Em uma das primeiras cenas do filme “A filha perdida” (Netflix, 2021) me chamou a atenção a fala em que o homem que recepciona a personagem principal em seu destino de férias, constatado seu atraso, pergunta a ela se havia trânsito saindo de Corinto.
É de Corinto que Édipo parte para tentar escapar as profecias que o aterrorizam ao colocar em seu destino a marca do parricídio e do incesto, mas é justo ao que sua fuga o leva. Parte incerto para seu exílio, guiado apenas pelas estrelas, diz ele.
Essa lembrança me leva a olhar o filme sob a ótica dessa mulher que tenta se desligar de sua rotina, como costumamos apostar ao sair de férias. Sempre nos esquecendo que é impossível fugirmos de nós mesmos.
O que se inicia como uma praia tranquila, onde ela poderia desfrutar de um isolamento controlado de quem viaja só a uma cidade de veraneio, logo tem sua tranquilidade invadida pela chegada de uma família volumosa e barulhenta. O primeiro contato que as mulheres dessa família fazem é recebido por ela com a distância de quem diz não ter a obrigação de ceder à obviedade de se submeter aos caprichos delas pelo fato de estar só.
A família que ela tenta aparentemente ignorar acaba sendo foco de sua atenção, fornecendo elementos que fazem com que vá recordando sua história e mais especificamente da relação com uma de suas filhas. A tensão criada no convívio forçado na praia inicia toda uma série de questionamentos vividos em seu casamento.
As questões sobre a maternidade se acentuam na trama representadas pela boneca de uma das crianças dessa grande família. Vendo uma discussão intensa dos pais a menina se descontrola e acaba por se perder e sua boneca some. A personagem principal assistindo a cena vai, em suas lembranças, revelando sua luta com a maternidade, o casamento e os desejos que não cabem no ideal de uma mãe sempre disponível, ao qual se sentia convocada. Quando nos damos conta ela havia pegado a boneca da menina e levado consigo.
Seu destino de férias é invadido por seus conflitos pessoais que impõem uma dinâmica inesperada que acabam por marcar esses dias com aquilo que ela tinha de mais íntimo. O convívio é recebido entre a proximidade e a agressividade que surgem quando ela tenta reestabelecer e resguardar sua intimidade. A relação experimentada por essa mãe assolada pelo remorso a leva a imprimir marcas de suas questões e de seus sofrimentos na criança que perdeu a boneca e em sua família.
Assim como Édipo que busca fugir do enigma de sua história, mas acaba se deparando com ele, vemos no filme essa mãe que é convidada a reviver em suas férias cada passo de sua história.
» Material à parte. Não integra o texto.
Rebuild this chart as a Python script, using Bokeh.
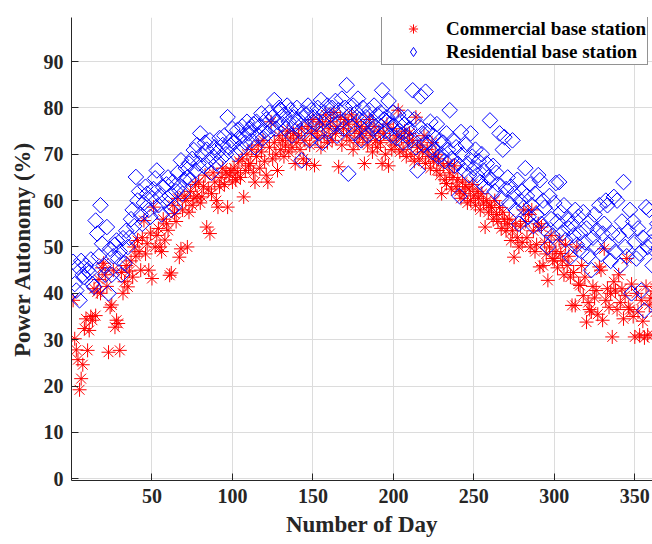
import numpy as np
from bokeh.plotting import figure
from bokeh.models import Legend, LegendItem, Range1d, FixedTicker
from bokeh.embed import file_html
from bokeh.resources import INLINE

days = list(range(1, 366))

commercial = [
    38.5, 30.2, 27.8, 25.7, 19.2, 21.6, 24.6, 32.4, 34.5, 27.7,
    32.0, 35.0, 34.2, 41.0, 35.2, 40.3, 43.0, 40.0, 45.5, 46.5,
    44.0, 41.5, 27.3, 37.0, 37.5, 45.0, 32.7, 34.2, 33.5, 27.7,
    44.5, 40.0, 42.5, 46.0, 41.4, 44.8, 47.0, 43.5, 50.0, 48.0,
    51.4, 49.0, 45.0, 52.0, 55.7, 48.5, 50.7, 45.0, 53.0, 43.2,
    58.6, 50.0, 52.5, 54.0, 50.0, 49.0, 56.0, 51.5, 55.0, 53.6,
    43.9, 44.4, 59.0, 57.2, 55.5, 60.5, 47.8, 49.6, 58.0, 61.0,
    60.0, 50.0, 57.5, 62.0, 59.0, 60.5, 63.5, 61.0, 64.0, 59.5,
    60.8, 63.0, 65.5, 54.3, 62.5, 52.9, 61.5, 66.0, 64.0, 60.0,
    58.6, 63.0, 65.0, 67.0, 63.5, 66.0, 58.6, 65.5, 66.5, 64.0,
    67.0, 64.5, 66.0, 68.5, 65.0, 69.0, 60.8, 66.5, 70.0, 67.5,
    68.0, 71.0, 66.0, 64.0, 69.5, 72.0, 67.0, 70.5, 73.0, 68.5,
    65.5, 64.0, 71.5, 77.0, 69.0, 72.5, 70.0, 66.5, 74.0, 71.0,
    73.0, 69.5, 72.0, 75.0, 70.5, 73.5, 71.5, 74.5, 68.0, 72.5,
    74.0, 71.0, 75.5, 69.0, 73.0, 68.0, 76.0, 72.0, 74.5, 77.5,
    67.6, 75.0, 73.5, 77.0, 71.5, 76.5, 74.0, 78.5, 72.5, 75.5,
    77.0, 73.0, 79.0, 74.5, 76.0, 67.3, 78.0, 72.0, 75.5, 77.5,
    74.0, 76.5, 73.0, 78.5, 71.0, 75.0, 77.0, 72.5, 74.5, 76.0,
    73.5, 68.0, 75.5, 72.0, 77.5, 74.0, 70.5, 76.0, 73.0, 71.5,
    75.0, 72.5, 68.0, 74.5, 70.0, 76.5, 67.5, 73.0, 71.0, 75.5,
    72.0, 74.0, 79.5, 70.5, 73.5, 71.0, 75.0, 69.5, 72.5, 74.5,
    70.0, 73.0, 68.5, 78.0, 71.5, 69.0, 72.0, 70.5, 74.0, 68.0,
    71.0, 69.5, 67.0, 72.5, 68.5, 70.0, 66.5, 69.0, 65.5, 61.5,
    67.5, 64.5, 63.7, 68.0, 66.0, 62.5, 65.0, 67.5, 63.0, 64.5,
    62.0, 60.5, 64.0, 61.5, 63.0, 59.5, 62.5, 60.0, 63.5, 61.0,
    59.0, 62.0, 60.5, 58.0, 61.5, 59.5, 54.3, 60.0, 57.5, 59.0,
    58.5, 56.0, 60.0, 57.0, 55.5, 58.5, 54.0, 57.5, 56.0, 53.5,
    55.0, 56.0, 51.4, 53.5, 47.8, 55.0, 52.0, 50.0, 54.5, 51.0,
    58.0, 55.5, 52.0, 57.0, 50.0, 58.0, 53.5, 49.0, 50.5, 55.0,
    45.7, 54.3, 46.0, 51.0, 48.5, 42.8, 50.0, 52.5, 47.5, 47.0,
    49.0, 45.5, 51.5, 48.6, 47.0, 44.0, 50.5, 46.0, 48.0, 43.5,
    37.4, 44.5, 37.4, 50.0, 42.0, 41.7, 46.0, 39.5, 43.5, 33.8,
    38.0, 36.5, 36.0, 41.5, 39.0, 40.6, 35.5, 45.7, 45.0, 34.2,
    49.6, 38.5, 41.0, 37.0, 40.0, 30.6, 42.5, 40.5, 36.5, 44.0,
    38.0, 41.0, 34.5, 39.5, 47.5, 37.0, 36.5, 42.0, 35.0, 30.6,
    40.0, 36.0, 31.0, 38.5, 34.0, 30.4, 41.5, 31.0, 37.5, 39.0,
    31.0, 40.5, 36.0, 42.0, 38.0,
]

residential = [
    46.8, 42.0, 40.6, 45.7, 38.5, 47.0, 44.0, 43.5, 46.0, 45.0,
    44.5, 47.3, 42.0, 41.4, 55.7, 52.9, 48.0, 59.0, 50.7, 46.0,
    44.0, 54.3, 40.0, 49.6, 44.0, 48.0, 50.5, 51.4, 47.5, 49.0,
    44.0, 51.9, 46.5, 53.5, 50.0, 52.0, 56.0, 58.0, 54.5, 65.1,
    60.0, 62.0, 57.0, 55.0, 59.5, 63.0, 61.5, 58.0, 56.5, 60.5,
    62.5, 64.8, 66.5, 59.0, 61.0, 57.0, 62.9, 60.0, 63.5, 65.0,
    61.0, 58.0, 64.0, 58.6, 62.0, 66.0, 63.0, 68.7, 61.5, 64.5,
    67.0, 65.0, 68.0, 64.5, 69.0, 70.9, 66.5, 72.0, 68.0, 74.5,
    70.0, 67.5, 72.5, 71.0, 68.5, 73.0, 66.0, 69.5, 71.5, 68.0,
    70.5, 73.5, 69.0, 72.0, 74.0, 70.0, 78.0, 71.5, 73.0, 75.5,
    72.5, 70.0, 75.2, 73.5, 71.0, 76.0, 74.0, 72.5, 77.0, 74.5,
    75.5, 73.0, 76.5, 71.5, 77.0, 74.0, 76.0, 78.8, 73.5, 75.0,
    77.5, 74.5, 79.0, 76.0, 78.0, 81.7, 75.5, 77.0, 80.0, 79.5,
    76.5, 78.5, 75.5, 80.5, 77.0, 79.5, 74.0, 78.0, 76.5, 80.0,
    77.5, 75.0, 68.7, 79.0, 76.0, 78.5, 80.5, 73.0, 79.5, 77.0,
    78.0, 76.5, 80.0, 74.5, 81.7, 72.5, 79.0, 77.5, 80.5, 75.0,
    78.5, 80.0, 76.5, 81.5, 74.0, 79.5, 77.0, 82.0, 75.5, 80.0,
    84.9, 65.8, 78.5, 76.0, 80.5, 74.5, 79.0, 82.0, 77.5, 73.0,
    80.0, 76.5, 78.0, 74.0, 79.5, 77.0, 75.5, 80.5, 76.0, 78.5,
    74.5, 79.0, 83.8, 77.5, 75.0, 78.0, 81.5, 76.5, 74.0, 79.0,
    76.0, 73.5, 78.5, 75.0, 77.0, 72.5, 76.5, 74.0, 78.0, 75.5,
    73.0, 83.8, 77.5, 71.5, 66.5, 76.0, 82.5, 74.5, 72.0, 83.5,
    75.0, 72.5, 77.0, 70.5, 74.0, 71.0, 76.5, 69.5, 73.0, 70.0,
    72.5, 68.5, 74.5, 71.0, 79.5, 69.0, 73.0, 67.5, 71.5, 68.0,
    61.0, 74.8, 70.0, 66.5, 72.0, 68.0, 65.5, 74.5, 69.5, 67.0,
    71.0, 65.5, 68.5, 64.0, 70.0, 66.5, 63.0, 68.0, 65.0, 77.3,
    64.5, 67.5, 62.0, 66.0, 63.5, 74.5, 60.5, 71.0, 73.7, 62.5,
    65.0, 59.5, 63.0, 73.0, 61.5, 58.0, 64.5, 55.0, 60.0, 62.0,
    58.5, 67.0, 61.0, 56.5, 63.5, 59.0, 54.5, 61.5, 57.0, 65.5,
    64.4, 55.0, 60.0, 58.5, 53.5, 50.0, 61.0, 56.0, 52.5, 59.5,
    63.8, 55.5, 64.0, 57.5, 53.0, 59.0, 51.5, 56.0, 54.0, 47.8,
    55.0, 52.5, 58.0, 50.5, 56.5, 53.0, 49.0, 57.5, 51.0, 54.0,
    48.0, 55.5, 45.0, 52.0, 57.0, 50.0, 53.5, 59.0, 48.5, 52.9,
    55.0, 60.0, 59.0, 50.5, 47.0, 53.0, 60.8, 49.0, 60.0, 52.5,
    46.0, 55.5, 64.0, 50.0, 48.0, 53.5, 58.0, 40.0, 55.5, 51.0,
    47.5, 54.0, 48.6, 40.6, 52.0, 36.3, 58.6, 50.0, 58.0, 51.0,
    46.0, 53.0, 49.0, 55.0, 50.0,
]

x_ticks = [50, 100, 150, 200, 250, 300, 350]
y_ticks = [0, 10, 20, 30, 40, 50, 60, 70, 80, 90]

FONT = "Liberation Serif"
TXT = "#262626"

p = figure(width=652, height=544, output_backend="svg", toolbar_location=None,
           x_range=Range1d(0, 361), y_range=Range1d(-0.37, 99.5),
           min_border_left=71, min_border_right=0, min_border_top=17,
           min_border_bottom=64)
p.outline_line_color = None
p.background_fill_color = "white"

r1 = p.scatter(days, commercial, marker="asterisk", size=14,
               line_color="#ff0000", line_width=1)
r2 = p.scatter(days, residential, marker="square", angle=np.pi / 4, size=11,
               line_color="#0000ff", fill_color=None, line_width=1)
# legend key for the residential series (legend glyphs are never rotated,
# so an un-drawn copy of the series with a diamond marker supplies the key)
r2_key = p.scatter(days, residential, marker="diamond", line_color="#0000ff",
                   fill_color=None, line_width=1, visible=False)

for ax, ticks in ((p.xaxis, x_ticks), (p.yaxis, y_ticks)):
    ax.ticker = FixedTicker(ticks=ticks)
    ax.major_tick_in = 7
    ax.major_tick_out = 0
    ax.minor_tick_in = 0
    ax.minor_tick_out = 0
    ax.axis_line_color = TXT
    ax.major_tick_line_color = TXT
    ax.major_label_text_font = FONT
    ax.major_label_text_font_style = "bold"
    ax.major_label_text_font_size = "20px"
    ax.major_label_text_color = TXT
    ax.axis_label_text_font = FONT
    ax.axis_label_text_font_style = "bold"
    ax.axis_label_text_font_size = "23px"
    ax.axis_label_text_color = TXT

p.xaxis.axis_label = "Number of Day"
p.yaxis.axis_label = "Power Autonomy (%)"
p.xaxis.major_label_standoff = 8
p.yaxis.major_label_standoff = 8
p.xaxis.axis_label_standoff = 6
p.yaxis.axis_label_standoff = 6

p.xgrid.ticker = FixedTicker(ticks=x_ticks)
p.ygrid.ticker = FixedTicker(ticks=y_ticks)
p.grid.grid_line_color = "#dcdcdc"
p.grid.grid_line_width = 1

legend = Legend(items=[LegendItem(label="Commercial base station", renderers=[r1]),
                       LegendItem(label="Residential base station", renderers=[r2_key])],
                location=(310, 415))
legend.glyph_width = 60
legend.glyph_height = 23
legend.label_height = 23
legend.padding = 1
legend.spacing = 0
legend.margin = 0
legend.label_standoff = 3
legend.border_line_color = TXT
legend.border_line_width = 1
legend.background_fill_color = "white"
legend.background_fill_alpha = 1
legend.label_text_font = FONT
legend.label_text_font_style = "bold"
legend.label_text_font_size = "19px"
legend.label_text_color = "black"
p.add_layout(legend)

open("out.html", "w").write(file_html(p, INLINE))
A filha perdida é reencontrada sempre nessa dupla inscrição que nasce entre o possível e o ideal explicitando sua relação com as escolhas e a culpa que vai atualizando seus conflitos em cada passo vivido nessa ilha. Ela cuida da boneca roubada, a limpa, compra roupinhas novas, repetindo seu sofrimento entre aquela que cuida, mas também faz sofrer uma filha.
A ideia de Freud é justamente a de que frente aos nossos conflitos internos, satisfações não autorizadas a serem vividas conscientemente acabem por buscar outras formas de satisfação substitutivas. E que nossa batalha é sempre tentar um melhor desfecho compatível com a vida, frente aos nossos conflitos.